Bybit, a cryptocurrency firm based in Dubai, has reported a monumental theft amounting to $1.5 billion (£1.1 billion) from its digital wallets, potentially marking the largest crypto heist to date.
The company’s founder, Ben Zhou, reassured users that their assets remain secure and pledged refunds to those affected. The theft targeted Bybit’s Ethereum wallet—Ethereum being the second most valuable cryptocurrency after Bitcoin.
Despite the breach, Zhou remains confident, suggesting the lost funds might be recoverable either through the company’s assets or via loans from partners.
Bybit, which was established in 2018 and boasts assets worth $20 billion (£15 billion), is considering all avenues to address the shortfall. The firm also claims a robust user base exceeding 60 million globally, offering a variety of cryptocurrencies.
The incident saw the hackers manipulating security protocols before transferring the stolen funds to an unknown address.
This event led to a near 4% drop in Ethereum’s value on Friday, pricing the coin at $2,641.41 (£2,090) each.

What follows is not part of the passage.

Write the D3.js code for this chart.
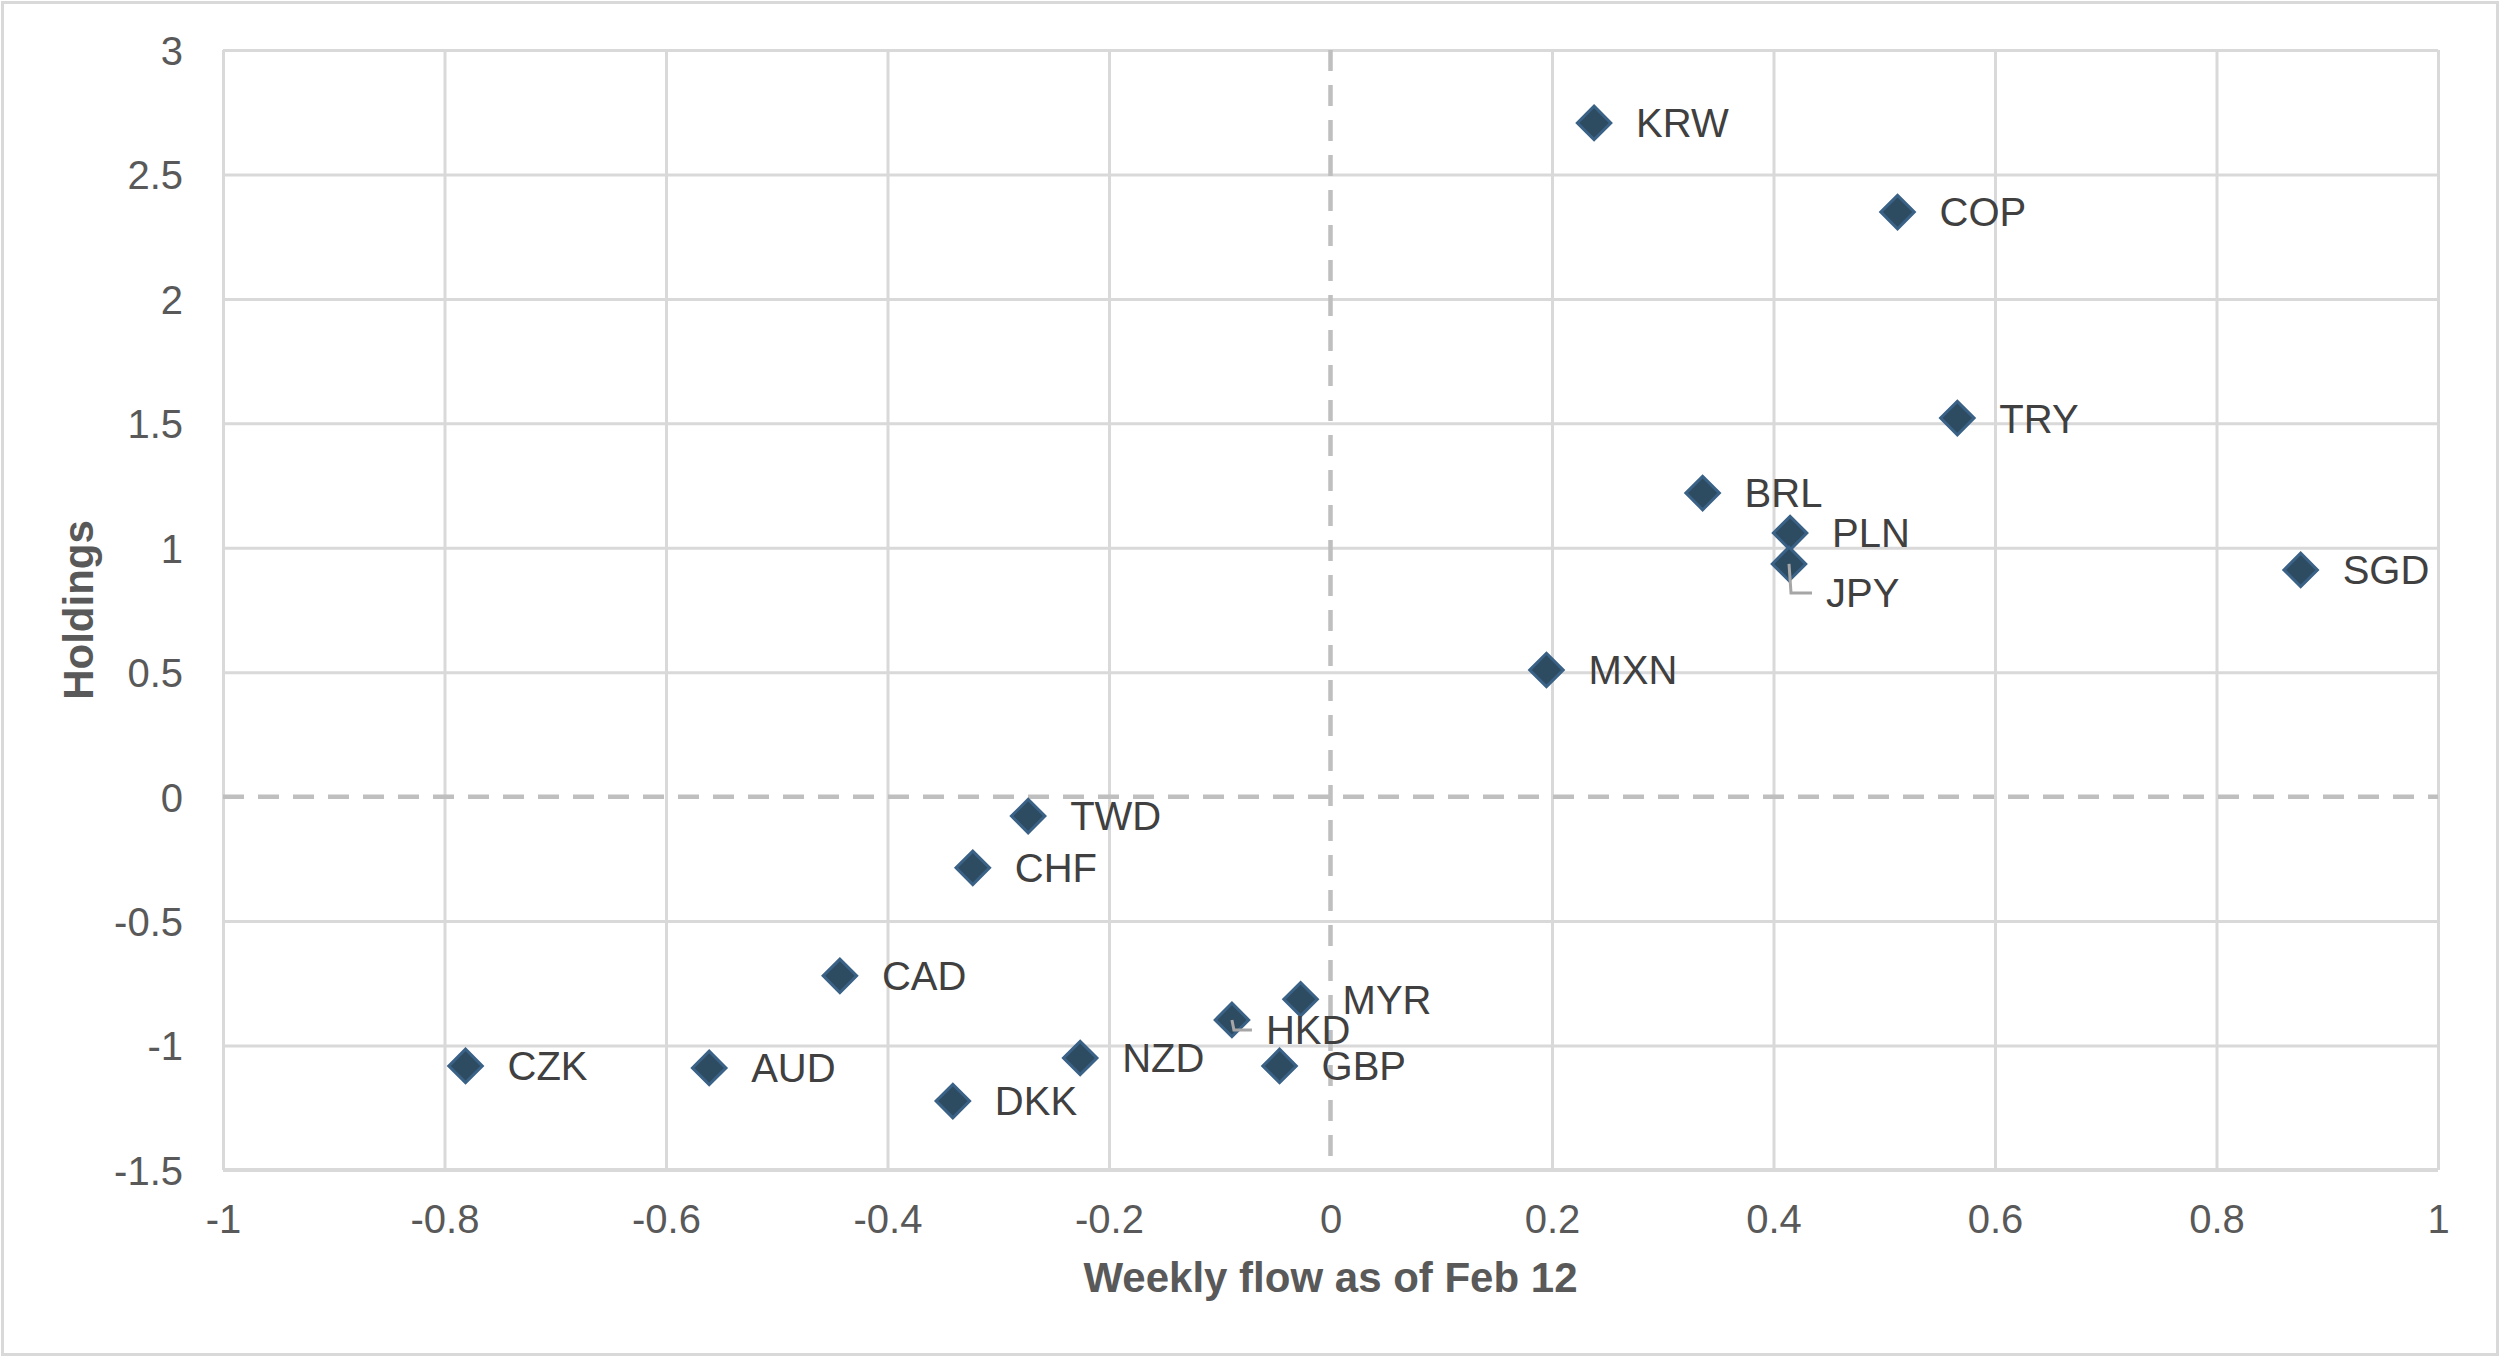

The scale of this heist surpasses the previous record of $620 million (£490 million) stolen from the Ronin Network in 2022.
Bybit has already reported the theft to the authorities and is actively working to trace the culprits, as stated in a recent post on social media platform X.
The firm emphasizes its financial solvency and capability to cover the losses, asserting that all client assets are fully backed.
The incident has cast a spotlight on the vulnerabilities and speculative nature of cryptocurrencies, which have seen varied reactions from the public and investors alike.
The market has faced heightened scrutiny, especially following high-profile endorsements and criticisms from figures such as former US President Donald Trump and Tesla CEO Elon Musk.
Notably, Trump’s recent foray into launching his digital coin, dubbed TRUMP, has stirred controversy and concerns about market stability.